L’art de toucher marks a compelling portrait of Evan Johnson through five works that thrive on the margins of what is heard and felt. Three pieces, collectively named “L’art de toucher le clavecin,” form the centerpiece, each inhabiting its own delicate territory for various combinations of piccolo, violin, and percussion. Drawing on François Couperin’s influential treatise, Johnson investigates the artistry of touch - not by evoking the harpsichord directly, but by plumbing the very materials and gestures of performance for traces of ornament, fragility, and transformation.
The genesis of the triptych began with Johnson’s collaboration with flutist Richard Craig and violinist Karin Hellqvist, but the process itself became a journey through revision and reimagining, culminating in three “concentric” works, each layering detail into new forms. Rather than presenting the series in a fixed order, Johnson invites performers and audiences to encounter each piece as a fresh perspective - each version folds familiar material into new sonic shapes, reflecting a creative philosophy where ornamentation is not embellishment but the heart of musical invention.

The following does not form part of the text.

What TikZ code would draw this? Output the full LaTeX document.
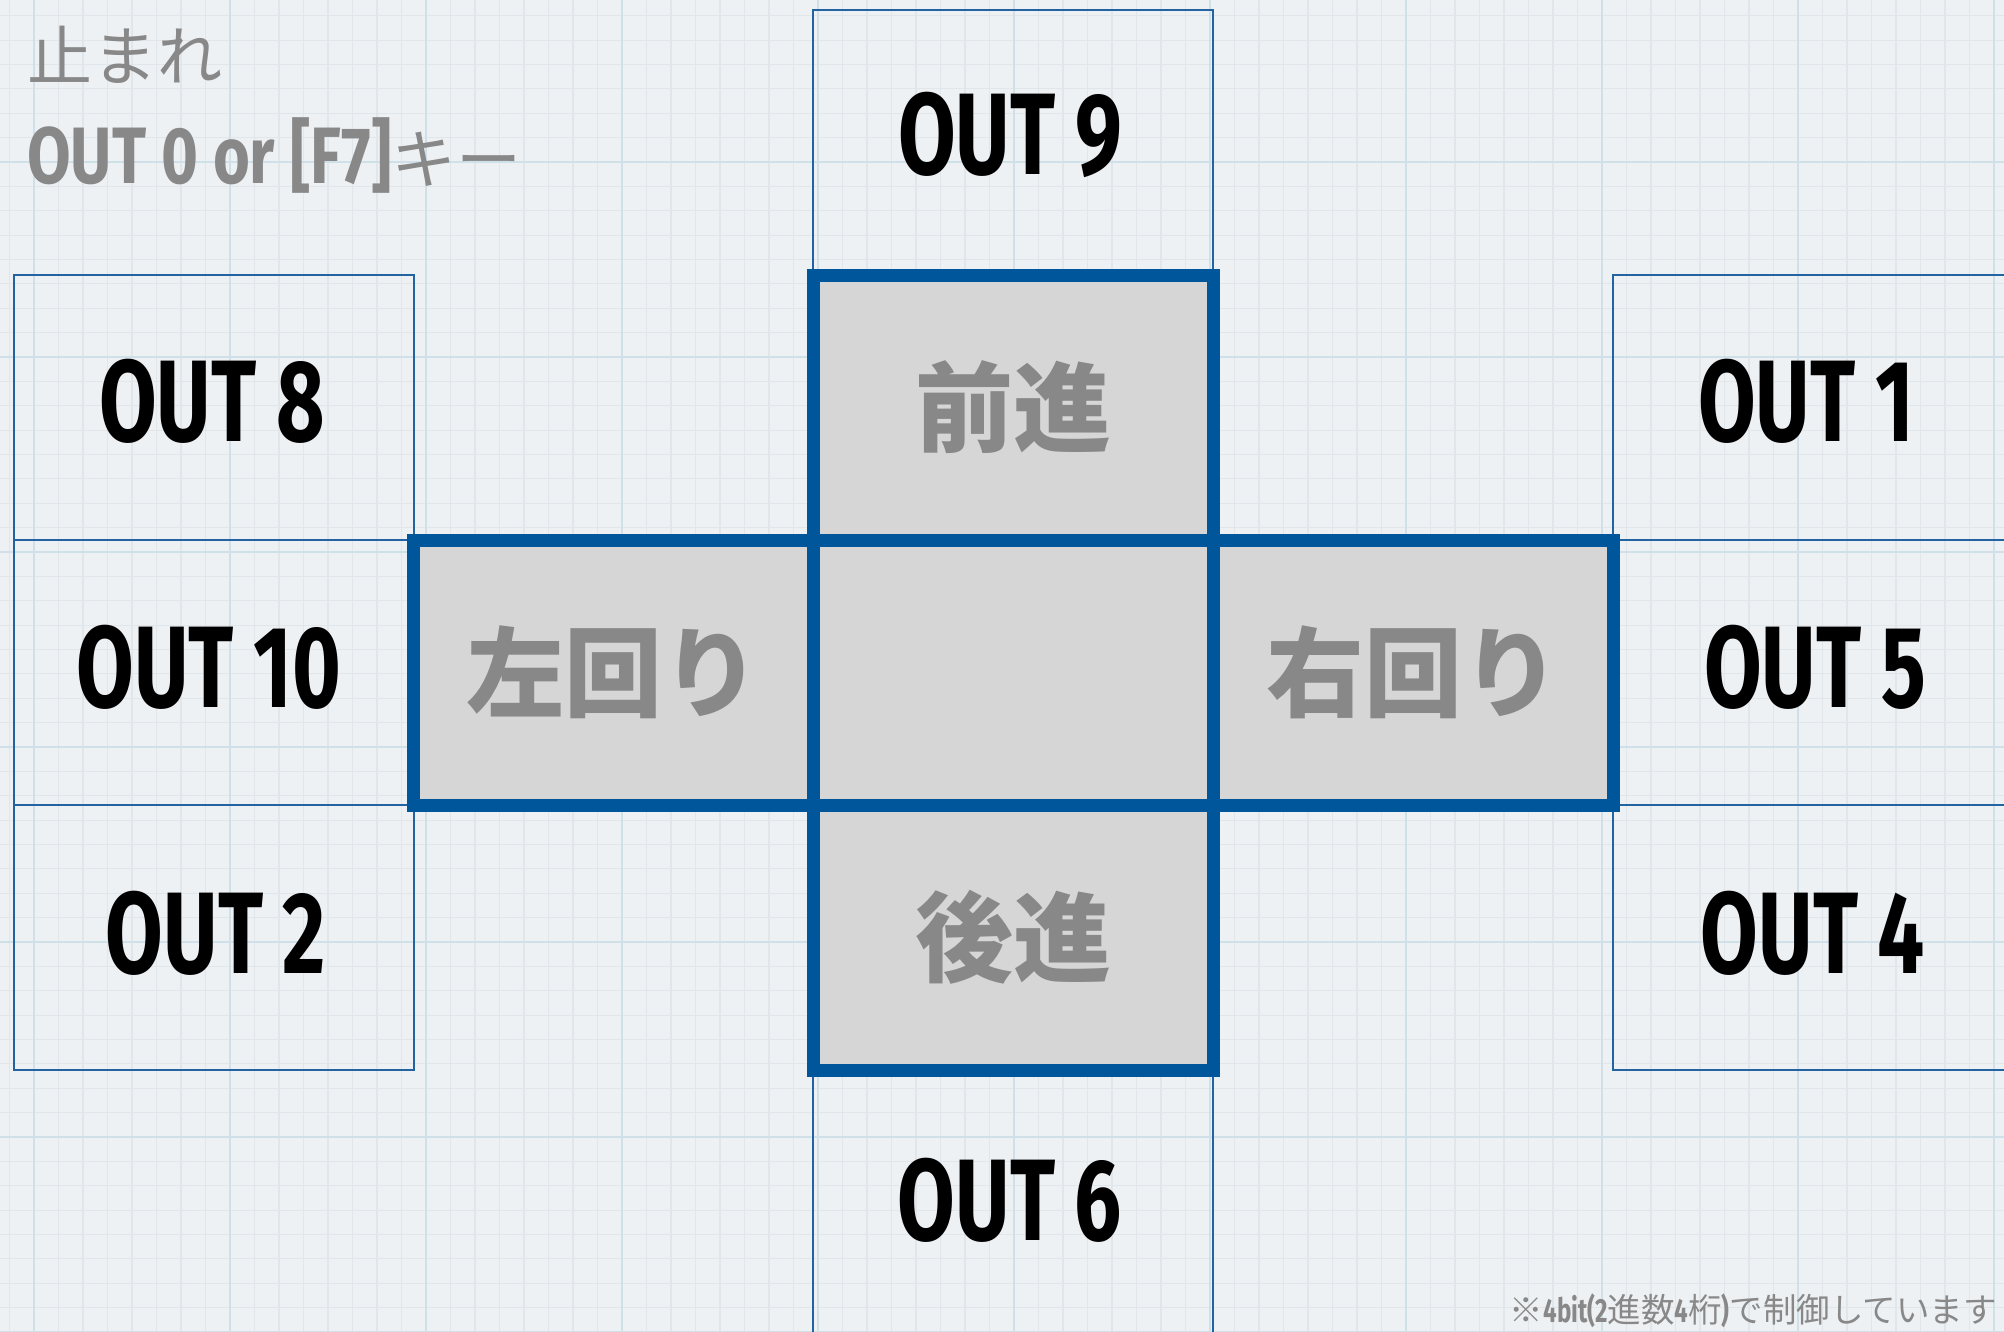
\documentclass[tikz,border=0pt]{standalone}
\usepackage{fontspec}
\newfontfamily\outfont{Fira Sans}[FakeStretch=0.72]
\newfontfamily\outwide{Fira Sans}[FakeStretch=0.79]
\newfontfamily\jpfont{Noto Sans CJK JP}
\definecolor{bgc}{HTML}{EEF1F4}
\definecolor{minorc}{HTML}{E1E6EB}
\definecolor{majorc}{HTML}{CFE0E8}
\definecolor{thinblue}{HTML}{2463A2}
\definecolor{thickblue}{HTML}{00569A}
\definecolor{cellfill}{HTML}{D6D6D6}
\definecolor{graytext}{HTML}{888888}
\tikzset{
  thinbox/.style={draw=thinblue, line width=2.5pt, inner sep=0pt,
    minimum width=400pt, minimum height=265pt},
  cellbox/.style={draw=thickblue, fill=cellfill, line width=13pt, inner sep=0pt,
    minimum width=400pt, minimum height=265pt, text=graytext,
    font=\jpfont\bfseries\fontsize{98}{98}\selectfont},
  outlabel/.style={inner sep=0pt, text=black,
    font=\outfont\bfseries\fontsize{116}{116}\selectfont},
  minorline/.style={draw=minorc, line width=1.2pt},
  majorline/.style={draw=majorc, line width=2.2pt},
}
\begin{document}
\begin{tikzpicture}[x=1pt,y=-1pt]
\useasboundingbox (0,0) rectangle (2004,1331);
\begin{scope}
\clip (0,0) rectangle (2004,1331);
\fill[bgc] (0,0) rectangle (2004,1331);
\foreach \i in {-2,...,82} \draw[minorline] ({34+24.5*\i},0) -- ({34+24.5*\i},1331);
\foreach \j in {-8,...,50} \draw[minorline] (0,{162+24.375*\j}) -- (2004,{162+24.375*\j});
\foreach \i in {0,...,10} \draw[majorline] ({34+196*\i},0) -- ({34+196*\i},1331);
\foreach \j in {0,...,6} \draw[majorline] (0,{162+195*\j}) -- (2004,{162+195*\j});
% thin boxes
\node[thinbox] (b9) at (1013,142.5) {};
\node[thinbox] (b8) at (214,407.5) {};
\node[thinbox] (b10) at (214,672.5) {};
\node[thinbox] (b2) at (214,937.5) {};
\node[thinbox] (b1) at (1813,407.5) {};
\node[thinbox] (b5) at (1813,672.5) {};
\node[thinbox] (b4) at (1813,937.5) {};
\node[thinbox] (b6) at (1013,1202.5) {};
\end{scope}
% OUT labels
\node[outlabel] (t9) at (1010,134.5) {OUT 9};
\node[outlabel] (t8) at (212,401) {OUT 8};
\node[outlabel] (t10) at (209,667) {OUT 10};
\node[outlabel] (t2) at (216,933) {OUT 2};
\node[outlabel] (t1) at (1806,401) {OUT 1};
\node[outlabel] (t5) at (1815,667) {OUT 5};
\node[outlabel] (t4) at (1813,933) {OUT 4};
\node[outlabel] (t6) at (1010,1200) {OUT 6};
% thick cross cells
\node[cellbox] (fwd) at (1013,407.5) {前進};
\node[cellbox] (left) at (613.5,672.5) {左回り};
\node[cellbox] (mid) at (1013,672.5) {};
\node[cellbox] (right) at (1413,672.5) {右回り};
\node[cellbox] (back) at (1013,937.5) {後進};
% top-left texts
\node[anchor=west, inner sep=0pt, text=graytext, font=\jpfont\fontsize{65}{65}\selectfont] (stop) at (27,55) {止まれ};
\node[anchor=base west, inner sep=0pt, text=graytext] (out0) at (27,183)
  {\outwide\bfseries\fontsize{80}{80}\selectfont OUT 0 or [F7]\jpfont\mdseries\fontsize{65}{65}\selectfont キー};
% bottom-right note
\node[anchor=base east, inner sep=0pt, text=graytext] (note) at (1997,1322)
  {\jpfont\fontsize{33.5}{33.5}\selectfont ※{\outfont\bfseries 4bit(2}進数{\outfont\bfseries 4}桁{\outfont\bfseries )}で制御しています};
\end{tikzpicture}
\end{document}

Elsewhere, “thaes ofereode, thisses swa maeg” for cello and voice and “Plan and section of the same reservoir” for trio extend these explorations into new contexts. Throughout, Johnson’s interest in the physical dimensions of sound is palpable: micro-gestures, “stuttering and stumbling” phrases at the piano, and barely-there resonance turn musical technique into an act of discovery. The musicians - among them Richard Craig, Susanne Peters, Sarah Saviet, Séverine Ballon, and Trio Accanto - demonstrate a vivid attention to the whispering edges of expressivity, creating a sound world that is at once private, encoded, and deeply engaging. What emerges is music as living inquiry. Each piece blurs the lines between act and artifact, presence and absence, surface detail and underlying structure. With L’art de toucher, Johnson invites listeners to linger in ambiguity, to attend to what is hidden and unspoken - and to find wonder in the mutations of touch, timbre, and musical thought.